Bretz found anomalous terrain throughout Oregon and Washington, evidence that seemed contrary to the gradualism on which his scientific discipline was based. It is fortunate that Bretz was willing to consider alternatives to theories that had been relied upon for more than 200 years. It is unfortunate that his theory, along with the theories of modern geophysicists and geologists, have no precedent when considering electrical activity as a formative agent in structures such as the Columbia River Gorge.

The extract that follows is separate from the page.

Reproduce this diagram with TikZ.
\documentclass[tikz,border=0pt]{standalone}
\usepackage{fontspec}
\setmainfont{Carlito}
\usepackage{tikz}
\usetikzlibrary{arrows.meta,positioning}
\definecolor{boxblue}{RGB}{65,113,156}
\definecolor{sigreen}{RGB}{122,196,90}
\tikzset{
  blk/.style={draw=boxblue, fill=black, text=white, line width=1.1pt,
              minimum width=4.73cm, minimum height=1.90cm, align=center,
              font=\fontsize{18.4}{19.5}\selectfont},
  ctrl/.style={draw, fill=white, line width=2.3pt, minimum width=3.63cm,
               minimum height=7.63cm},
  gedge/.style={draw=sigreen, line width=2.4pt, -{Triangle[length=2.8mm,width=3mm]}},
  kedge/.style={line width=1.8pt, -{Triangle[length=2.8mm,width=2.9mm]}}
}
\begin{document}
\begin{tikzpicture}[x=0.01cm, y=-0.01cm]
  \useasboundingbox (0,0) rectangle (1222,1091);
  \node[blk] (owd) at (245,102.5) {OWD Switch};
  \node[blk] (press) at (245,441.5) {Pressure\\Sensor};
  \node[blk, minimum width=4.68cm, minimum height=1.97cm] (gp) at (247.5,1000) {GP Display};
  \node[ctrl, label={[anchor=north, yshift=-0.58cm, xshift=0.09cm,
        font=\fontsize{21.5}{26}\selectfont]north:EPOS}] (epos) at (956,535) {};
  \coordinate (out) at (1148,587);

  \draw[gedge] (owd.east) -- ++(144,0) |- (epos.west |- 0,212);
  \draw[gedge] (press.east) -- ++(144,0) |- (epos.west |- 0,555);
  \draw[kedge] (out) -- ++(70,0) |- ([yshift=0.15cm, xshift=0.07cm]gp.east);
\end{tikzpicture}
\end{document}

Lightning bolts several orders of magnitude more powerful than anything seen on Earth today could have created the topography found all over the world. One of the principle tenets of Electric Universe theory is that the Solar System has been the scene of catastrophes sufficient to change the faces of entire planets.
Mars, for instance, has been subjected to electric arcs that carved its surface with gigantic craters, deep canyons with multiple coronal discharge side branches at right angles to the main channel, coulees, dry falls, terraces, and other features found on Earth.
Their close resemblance to terrestrial physiography has led planetary scientists to propose that the Martian formations are extremely old; cut by flowing water millions of years ago, rather than consider that they are relatively recent electrical scars. Electricity is never considered when geological theories are presented.
Electric Universe theorists postulate that approximately 10,000 years ago, Earth was engulfed by electric arcs that prehistoric eyewitnesses called “thunderbolts of the gods”. Those gigantic lightning bolts dissected the continental geography, forming what consensus science says are eons-old structures, in an instant.
So, if the uniformitarian hypothesis is incorrect, and Earth’s topography was altered when ancient civilizations were able to remember it, what meaning would the Miocene or the Pleistocene epochs have? Dating the past using conventional methods would have to be abandoned.
Stephen Smith
Editor’s note: The title of this article is from Woody Guthrie’s lyrics to Roll on Columbia.